I think that you might be misunderstanding what happened.

The OP stated that the lawyer for the trust signed the lottery ticket and took possession of the funds on the behalf of the trust. The OP also stated that the trust paid the taxes, which I really think that means that the trust allowed taxes to be withheld.

Somehow the withholding is going to have to be dealt with.
 

LdiJ

Senior Member
In that case the trust is going to claim the withholding on its return and get a refund for that. The OP will end up paying the tax on his/her return.
That would mean passing through the income then to the OP, and distributing the refund of the withholding to the OP to cover the tax.
 

Taxing Matters

Overtaxed Member
That would mean passing through the income then to the OP, and distributing the refund of the withholding to the OP to cover the tax.
I take the position that the income was the OP's and not the income of the trust given the facts stated.
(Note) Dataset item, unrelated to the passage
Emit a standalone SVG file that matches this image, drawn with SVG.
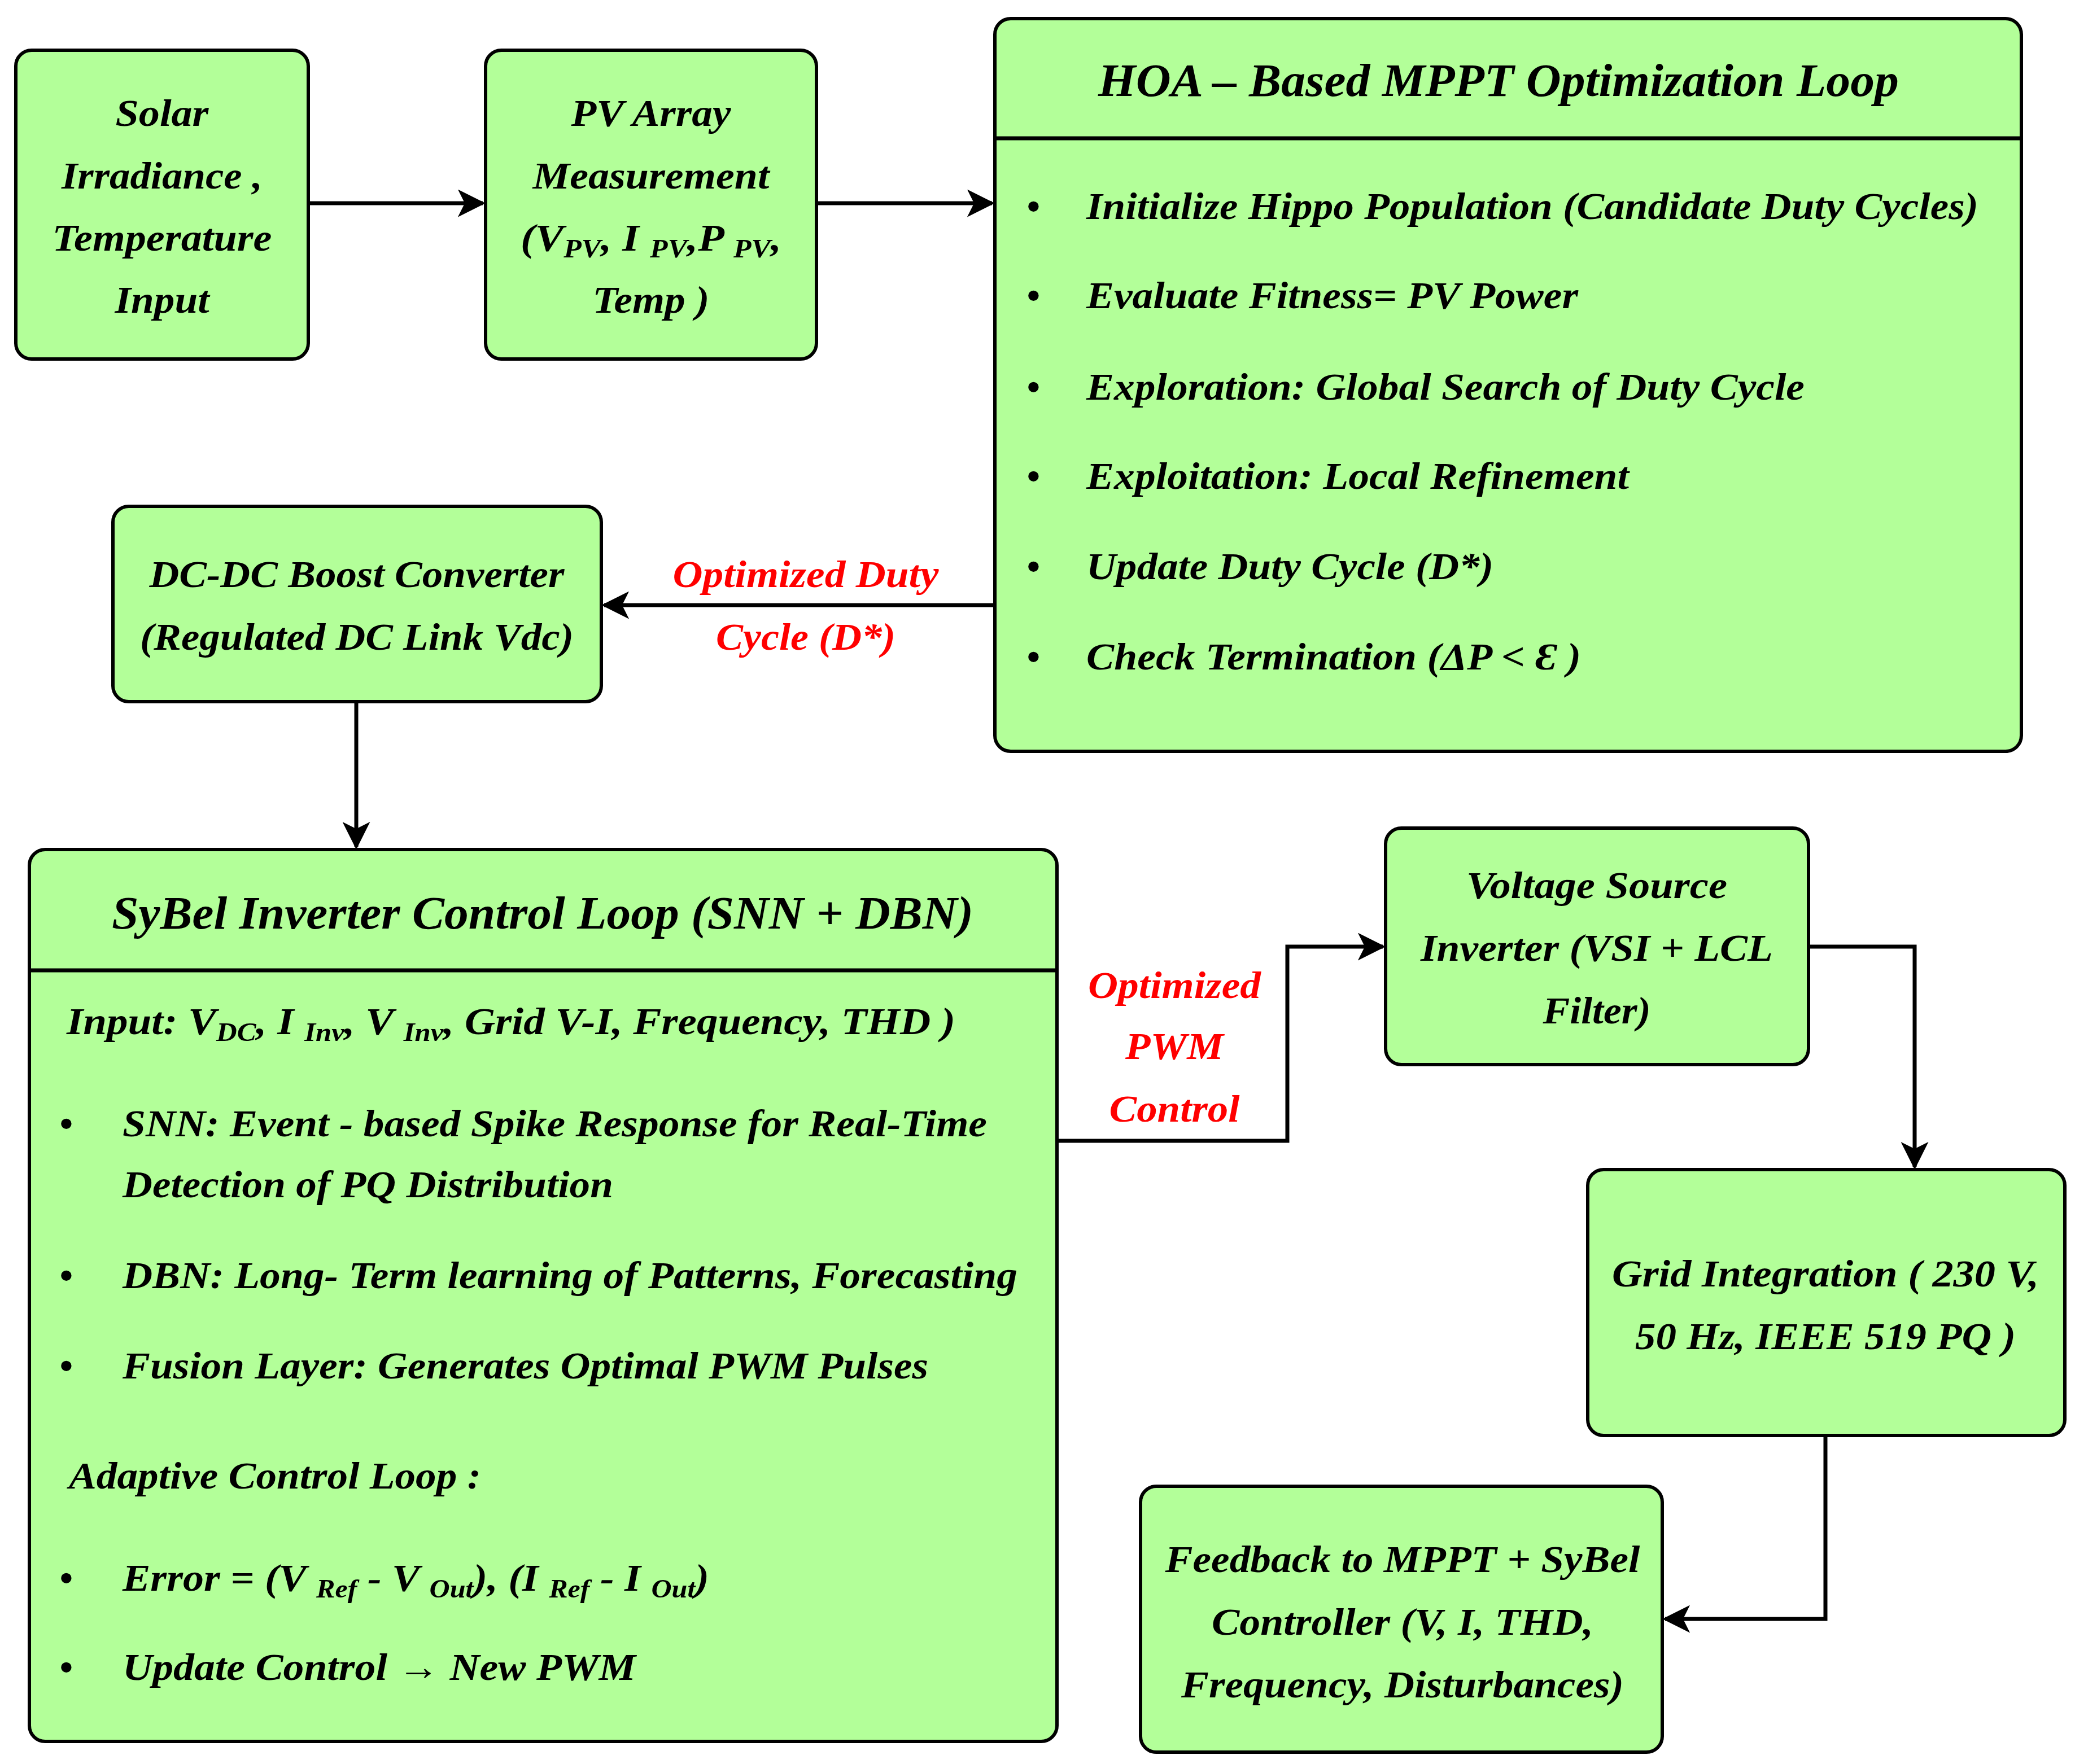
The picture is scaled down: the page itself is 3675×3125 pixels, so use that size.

The same is true if it was a grantor trust (and we don't yet know the details of the trust). But even if it was income of a non grantor trust the OP has said that the money was distributed from the trust during the tax year, less the withheld tax and lawyer's fee, so that amount is clearly income to the OP anyway as that distribution passes the income to the OP.
 

LynnAJ

New member
I think this is my answer:

Grantor trust.

Income earned by a grantor trust is taxable to the grantor, not the beneficiary, if the grantor keeps certain control over the trust. (The grantor is the one who transferred property to the trust.) This rule applies if the property (or income from the property) put into the trust will or may revert (be returned) to the grantor or the grantor's spouse.​


Someone told me this but I still wasn't sure.

I should mention the lawyer does take your social security # to run background-check. The state garnishes for most forms of debt (child support, judgements, liens, etc etc). I think that's just to avoid criminal situations, or otherwise he would be money-laundering or something.